Tópicos estratégicos como inteligência artificial e big data na personalização de tratamentos, nanotecnologia, microdosagem, potencial antitumoral dos canabinoides e os caminhos regulatórios com base nas RDCs 327 e 660 da Anvisa, serão abordados.
10 anos de importação em 2025

A RDC nº 17/2015 — posteriormente substituída pela 660 —, deu início as importações de cannabis no Brasil. Uma década depois, a médica Jackeline Barbosa destaca o momento vivido pelo país à época, que pedia à Anvisa condições emergenciais para a importação de produtos de cannabis por pessoas físicas.
Já o farmacêutico farmacêutico Francisney Nascimento, entende a criação da norma como um símbolo importante e de sensibilização da Agência para com pacientes e famílias que necessitavam desses produtos. Segundo ele, a via que garante a importação cumpriu parcialmente sua função, se considerada a saúde como um direito humano e a essencialidade do acesso a medicamentos.
Contudo, com o advento da RDC 327 e o fortalecimento de associações, mesmo sob liminares judiciais, há uma “perda de espaço” para a RDC 660. Por isso, ele entende que a revogação da norma é um caminho natural.

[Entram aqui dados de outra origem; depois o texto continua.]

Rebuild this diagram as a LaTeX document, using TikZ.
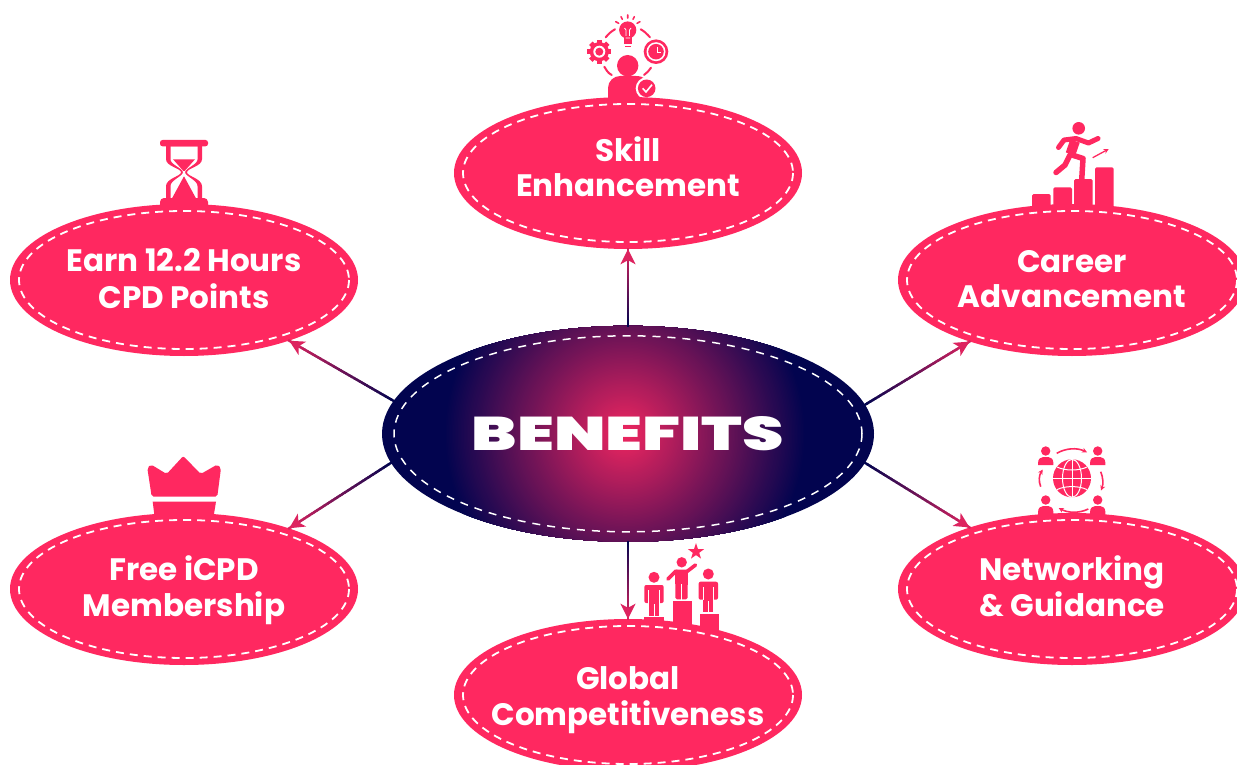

Caminhos com a possível revogação
Vislumbrando um futuro sem 660, Jackeline prevê dois caminhos para os prescritores: prescrever um dos produtos já autorizados pela Anvisa, adequados à condição clínica do paciente, ou utilizar a prerrogativa prevista na Resolução RDC 38/2013, que estabelece os programas de uso compassivo de medicamentos.

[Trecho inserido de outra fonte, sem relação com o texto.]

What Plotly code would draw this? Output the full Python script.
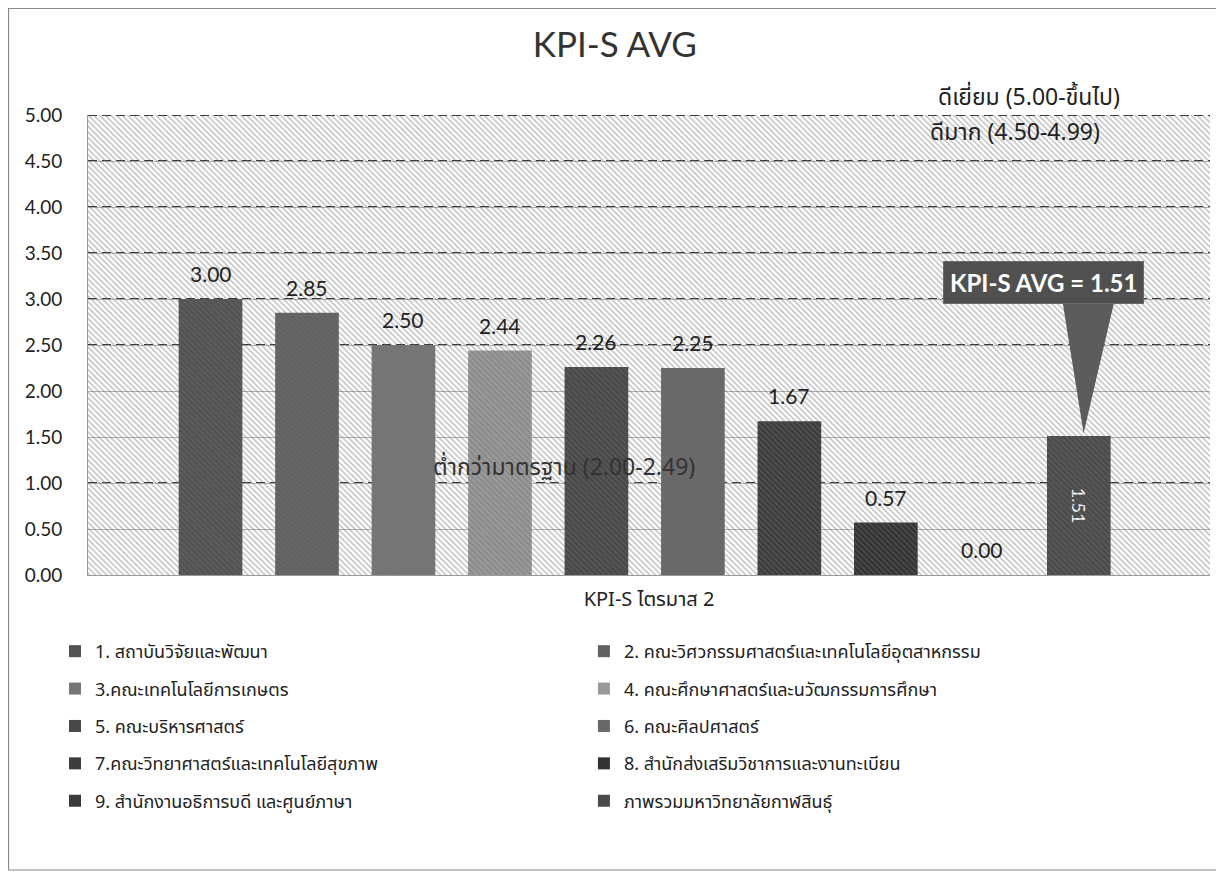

“O uso compassivo permite a disponibilização de medicamento novo, ainda sem registro na Anvisa, que esteja em processo de desenvolvimento clínico, destinado ao uso pessoal de pacientes portadores de doenças graves ou que ameacem a vida e sem alternativa terapêutica satisfatória com produtos registrados no país”, explica.
Segundo a médica, atualmente a RDC 327 é, em grande parte, capaz de suprir o mercado brasileiro de cannabis, com 26 produtos à base de CBD e 13 contendo extratos de cannabis sativa, "com composição mais diversificada em termos de constituintes fitoquímicos, ainda que concentrados em CBD, na grande maioria”.
Entre fitoterapia, farmácia e o direito ao acesso

Enquanto isso, Francisney olha para o passado e destaca a importância do uso tradicional da cannabis. Para ele, o debate vai além da continuidade da RDC 660 ou da RDC 327. “Não posso aceitar que apenas o uso farmacêutico seja permitido. Seria como exigir que as pessoas só pudessem usar a erva-baleeira em forma de pomada de uma marca, e não pudessem ter a planta em casa ou comprar numa feira de domingo”.
Ele ainda alerta para o impacto expressivo de uma eventual revogação da RDC 660, considerando o número de pacientes que adquirem medicamentos por meio dessa via. O custo elevado dos produtos nas farmácias também é uma preocupação.
Segundo ele, a distribuição de medicamentos pelo Sistema Único de Saúde (SUS) torna-se indispensável nesse processo. "Os agentes precisam tomar todos os cuidados possíveis para não deixar os pacientes desassistidos. Esse seria o maior impacto na vida das pessoas. É esse impacto que deve ser avaliado”.